__INSTRUCTIONS TO FOLLOW__. Retype the lines beneath this one, from the first through the line containing "kolor_z = '#a9c0e6'". Pictures are left out.

-------- INFORMATION SUPPLIED

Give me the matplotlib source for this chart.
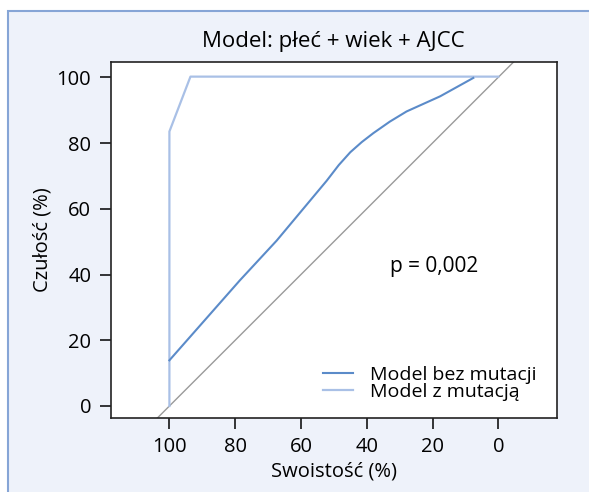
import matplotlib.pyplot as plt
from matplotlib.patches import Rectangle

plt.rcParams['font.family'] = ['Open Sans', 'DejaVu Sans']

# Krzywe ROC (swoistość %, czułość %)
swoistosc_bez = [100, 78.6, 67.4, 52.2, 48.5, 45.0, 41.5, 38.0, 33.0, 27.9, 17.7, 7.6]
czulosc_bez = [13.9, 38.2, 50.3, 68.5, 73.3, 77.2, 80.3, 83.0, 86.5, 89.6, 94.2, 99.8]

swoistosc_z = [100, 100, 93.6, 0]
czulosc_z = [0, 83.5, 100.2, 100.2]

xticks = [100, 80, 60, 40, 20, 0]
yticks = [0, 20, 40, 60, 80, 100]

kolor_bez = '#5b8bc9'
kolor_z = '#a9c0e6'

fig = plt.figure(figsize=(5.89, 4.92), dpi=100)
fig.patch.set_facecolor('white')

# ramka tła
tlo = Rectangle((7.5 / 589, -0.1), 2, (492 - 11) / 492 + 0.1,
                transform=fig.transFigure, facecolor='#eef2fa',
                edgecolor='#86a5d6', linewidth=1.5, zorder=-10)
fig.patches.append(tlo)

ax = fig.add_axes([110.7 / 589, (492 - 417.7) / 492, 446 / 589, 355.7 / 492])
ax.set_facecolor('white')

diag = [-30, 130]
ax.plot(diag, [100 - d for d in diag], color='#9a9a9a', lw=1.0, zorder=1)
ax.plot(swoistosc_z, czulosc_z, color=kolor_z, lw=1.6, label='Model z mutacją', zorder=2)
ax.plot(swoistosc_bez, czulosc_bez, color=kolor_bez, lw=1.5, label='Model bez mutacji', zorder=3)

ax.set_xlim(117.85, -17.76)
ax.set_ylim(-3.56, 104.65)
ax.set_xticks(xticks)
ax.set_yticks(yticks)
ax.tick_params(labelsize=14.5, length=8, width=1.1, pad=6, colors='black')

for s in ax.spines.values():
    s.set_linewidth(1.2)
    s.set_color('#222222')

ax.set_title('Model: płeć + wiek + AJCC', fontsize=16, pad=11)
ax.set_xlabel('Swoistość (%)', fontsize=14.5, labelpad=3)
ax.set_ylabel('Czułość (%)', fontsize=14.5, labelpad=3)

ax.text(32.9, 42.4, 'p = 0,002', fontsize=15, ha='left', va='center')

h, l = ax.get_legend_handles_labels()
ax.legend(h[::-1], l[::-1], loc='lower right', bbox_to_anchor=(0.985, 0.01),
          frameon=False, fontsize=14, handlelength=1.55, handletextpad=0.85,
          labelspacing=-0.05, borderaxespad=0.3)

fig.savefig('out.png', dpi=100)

----------------

__ANSWER FOR THIS EXERCISE__.
Give me the matplotlib source for this chart.
import matplotlib.pyplot as plt
from matplotlib.patches import Rectangle

plt.rcParams['font.family'] = ['Open Sans', 'DejaVu Sans']

# Krzywe ROC (swoistość %, czułość %)
swoistosc_bez = [100, 78.6, 67.4, 52.2, 48.5, 45.0, 41.5, 38.0, 33.0, 27.9, 17.7, 7.6]
czulosc_bez = [13.9, 38.2, 50.3, 68.5, 73.3, 77.2, 80.3, 83.0, 86.5, 89.6, 94.2, 99.8]

swoistosc_z = [100, 100, 93.6, 0]
czulosc_z = [0, 83.5, 100.2, 100.2]

xticks = [100, 80, 60, 40, 20, 0]
yticks = [0, 20, 40, 60, 80, 100]

kolor_bez = '#5b8bc9'
kolor_z = '#a9c0e6'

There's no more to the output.